Buffett’s affinity for Bank of America seems to be waning

The megabank is a longtime favorite of Buffett and one of Berkshire’s largest holdings; for years, it occupied the No. 2 spot behind only Apple. He first purchased shares in 2007, just before the financial crisis of 2008.

Ouch! True to his philosophy, however, Buffett knew Bank of America was a good company and that it would recover.

Although he sold about half of his position after the crash, taking a hit of about $100 million, he invested a much larger $5 billion directly into the company a few years later to help bolster the struggling bank. In exchange, Berkshire received preferred shares and warrants to buy 700 million shares at just over $7 any time before 2021. Buffett saw that Bank of America was a solid profit-generating company and things would turn around.

And they did. He exercised the warrants six years later for a paper profit of $12 billion. Not a bad deal. Since then, he has been the biggest shareholder in Bank of America and has been a net buyer of the stock — until now. Why?

We can’t know for sure, unfortunately, but here’s a credible theory. Bank profits are cyclical and tend to outperform the market during times of expansion and underperform during slowdowns and recessions.

Considering the uncertain future of the U.S. economy, troubling economic signals like recent jobs reports, consumer credit at record levels, and the market showing “casino-like” qualities according to Buffett himself, Berkshire seems to be positioning itself defensively, rapidly increasing its cash reserves. And Bank of America is not the only stock it is selling.

Of course, it could be simple profit taking. Buffett might expect capital gains taxes to increase soon. It could be a mixture of all of the above.

One thing is for certain: There is one stock that Buffett consistently loves to buy and still does, despite being a net seller of assets for some time now.

Buffett believes in his company and its stock

It’s clear that one stock Buffett and his company believe in is their own.

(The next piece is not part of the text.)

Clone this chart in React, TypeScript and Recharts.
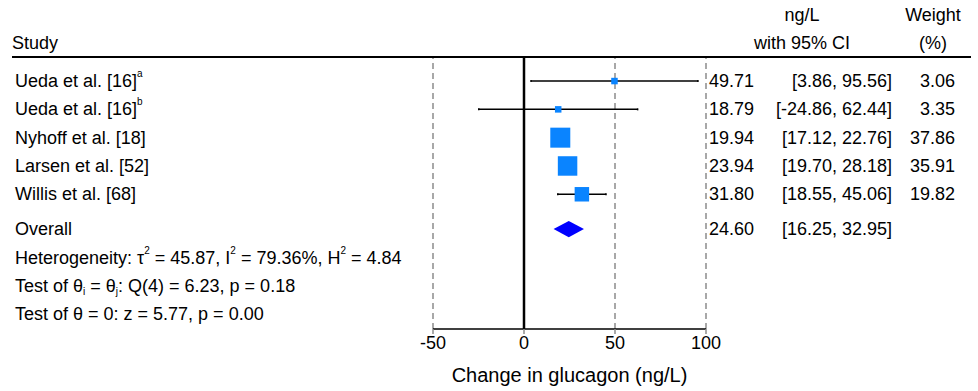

As of the last quarterly report, he repurchased $345 million worth of Berkshire shares, bringing 2024’s total purchases to nearly $3 billion. Since 2018, the company has bought back nearly $80 billion of its own shares. That indicates a strong belief in its future. It’s also how the company helps reward shareholders, increasing their stake in the company as the share count declines.

Berkshire doesn’t offer a dividend. Instead, it helps boost its stock price by repurchasing shares even though it’s not obligated to. It happens when Buffett believes the stock is trading under its intrinsic value.

So if he’s buying back Berkshire shares, it has the implicit blessing of one of the best investors in history. Under his leadership, Berkshire has become the first U.S. non-tech company to cross the $1 trillion mark in market capitalization, although it has since slipped back under that level.

Berkshire holds a diversified portfolio managed by one of the smartest teams in the business and has beaten the market handily year after year. I will say that it is currently trading above its average price to book value, but not by enough to be of too much concern. I still think it’s likely to beat the market; it seems Buffett does, too.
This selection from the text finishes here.